Before it burned down, the Trails End Cabin was set up with 40-48 beds for large groups such as Camp Hope and a church camp that rents Camp Aldrich in the summer. Most of the beds were removed in the fall when the building was used as a hunting lodge. Dean said if the college builds a larger replacement for Trails End, it could tear down some of the older, smaller cabins on the grounds. “They’re not in good shape,” he said.

However, the Martin cabin could be kept and used as a hunting lodge with a kitchen. This would move campers into one building and eliminate the need to tear down and store beds during hunting season.


Cost comparisons 

Simply rebuilding a 48-bed cabin could be done for about $608,000. It would include an unfinished area for possible future expansion. A larger building will cost more money than the insurance will provide. The largest, four module addition with 192-bed capacity, would cost an estimated $1.3 million.

Trustee Don Learned said he liked the idea of one new cabin that could house an entire group, such as Camp Hope, which uses the facility annually. “Can we afford it?” he asked.

“We ought to see what additional revenue we could generate,” Dean said, recommending the larger building. “I don’t think we’re going to have this opportunity again.”

In the long run, one large cabin will save on utilities.
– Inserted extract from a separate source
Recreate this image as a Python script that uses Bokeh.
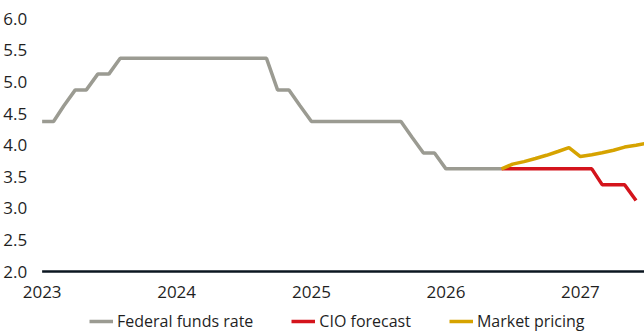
import pandas as pd
from bokeh.plotting import figure
from bokeh.models import (FixedTicker, DatetimeTickFormatter,
                          NumeralTickFormatter, Range1d, Legend, LegendItem)
from bokeh.embed import file_html
from bokeh.resources import INLINE

# Monthly series, first point January 2023
start_month = "2023-01-01"

# Federal funds rate (mid-point of target range), 42 monthly observations
fed_funds = [4.375, 4.375, 4.625, 4.875, 4.875, 5.125, 5.125,
             5.375, 5.375, 5.375, 5.375, 5.375, 5.375, 5.375,
             5.375, 5.375, 5.375, 5.375, 5.375, 5.375, 5.375,
             4.875, 4.875, 4.625, 4.375,
             4.375, 4.375, 4.375, 4.375, 4.375, 4.375, 4.375, 4.375,
             4.125, 3.875, 3.875, 3.625,
             3.625, 3.625, 3.625, 3.625, 3.625]

# Forecasts start at the last observed month
cio_forecast = [3.625, 3.625, 3.625, 3.625, 3.625, 3.625, 3.625, 3.625, 3.625,
                3.375, 3.375, 3.375, 3.125]
market_pricing = [3.625, 3.70, 3.74, 3.79, 3.84, 3.90, 3.96,
                  3.82, 3.85, 3.88, 3.92, 3.97, 4.00, 4.03]

years = [2023, 2024, 2025, 2026, 2027]
y_ticks = [2.0, 2.5, 3.0, 3.5, 4.0, 4.5, 5.0, 5.5, 6.0]
y_axis_floor = 2.0

GRAY = "#9b9b92"
RED = "#d4141c"
GOLD = "#d6a300"
TEXT = "#1f1f1f"
FONT = "Open Sans"

fed_dates = pd.date_range(start_month, periods=len(fed_funds), freq="MS")
fc_start = fed_dates[-1]
cio_dates = pd.date_range(fc_start, periods=len(cio_forecast), freq="MS")
mkt_dates = pd.date_range(fc_start, periods=len(market_pricing), freq="MS")

x_origin = pd.Timestamp(start_month)
x_end = pd.Timestamp("2027-06-24")

# The frame fills the canvas; both axes are pinned inside it (x at 2.0,
# y at the first month) so the tick labels and legend sit in the margins.
p = figure(width=644, height=332, x_axis_type="datetime",
           output_backend="svg", toolbar_location=None,
           min_border=0)
p.x_range = Range1d(pd.Timestamp("2022-09-10"), x_end)
p.y_range = Range1d(1.035, 6.29)

r_fed = p.line(fed_dates, fed_funds, line_color=GRAY, line_width=3.5)
r_cio = p.line(cio_dates, cio_forecast, line_color=RED, line_width=3.5)
r_mkt = p.line(mkt_dates, market_pricing, line_color=GOLD, line_width=3.5)

# Baseline along 2.0 from the first month to the end of the range
p.segment(x0=[x_origin], y0=[y_axis_floor], x1=[x_end], y1=[y_axis_floor],
          line_color="#0b1620", line_width=2.5)

p.outline_line_color = None
p.grid.visible = False
p.background_fill_color = "white"
p.border_fill_color = "white"

xa = p.xaxis[0]
xa.fixed_location = y_axis_floor
xa.ticker = FixedTicker(ticks=[pd.Timestamp(f"{y}-01-01").timestamp() * 1000 for y in years])
xa.formatter = DatetimeTickFormatter(years="%Y", months="%Y", days="%Y")
xa.axis_line_color = None
xa.major_tick_line_color = None
xa.minor_tick_line_color = None
xa.major_label_standoff = 8
xa.major_label_text_font = FONT
xa.major_label_text_font_size = "17px"
xa.major_label_text_color = TEXT

ya = p.yaxis[0]
ya.fixed_location = x_origin.timestamp() * 1000
ya.ticker = FixedTicker(ticks=y_ticks)
ya.formatter = NumeralTickFormatter(format="0.0")
ya.axis_line_color = None
ya.major_tick_line_color = None
ya.minor_tick_line_color = None
ya.major_label_standoff = 9
ya.major_label_text_font = FONT
ya.major_label_text_font_size = "17px"
ya.major_label_text_color = TEXT

legend = Legend(items=[LegendItem(label="Federal funds rate", renderers=[r_fed]),
                       LegendItem(label="CIO forecast", renderers=[r_cio]),
                       LegendItem(label="Market pricing", renderers=[r_mkt])],
                orientation="horizontal", location=(89, 0),
                label_text_font=FONT, label_text_font_size="16px",
                label_text_color=TEXT, glyph_width=24, glyph_height=16,
                label_standoff=4, spacing=38, padding=0, margin=0,
                border_line_color=None, background_fill_alpha=0)
p.add_layout(legend, "center")

open("out.html", "w").write(file_html(p, INLINE))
And, once a new cabin is available, campers won’t be happy with the old ones, administrators said.

Trustee Gary Burke mentioned another reason to do away with older cabins. Trails Ends, like the Dining Hall that burned down in 2014, were old buildings that apparently caught fire because of electrical problems.

“With the history we have with two fires, that’s stupidity on our part,” Burke said of keeping the older buildings.

While trustees expressed interest in the larger cabins, Chairman Mike Johnson also noted the cost issue. “We must be careful not to strain relationships with existing donors,” he said.

Dean agreed that the college may not be able to raise donations for this project, although the Barton Foundation is open to donations. Substantial donations can even lead to contracts for “naming rights,” he noted. But either way, he recommends a larger cabin. “It will cost us more if we put it off until later,” he said.

Barton President Dr. Carl Heilman said that because the college owns Camp Aldrich in perpetuity it has a responsibility to maintain a quality facility. “Now is the time to get rid of the old cabins,” he said. Heilman said the camp’s swimming pool also needs improvements.

Meetings are scheduled to work on “donor strategies” and the administration is working on next year’s budget Heilman said. “They go hand in hand.”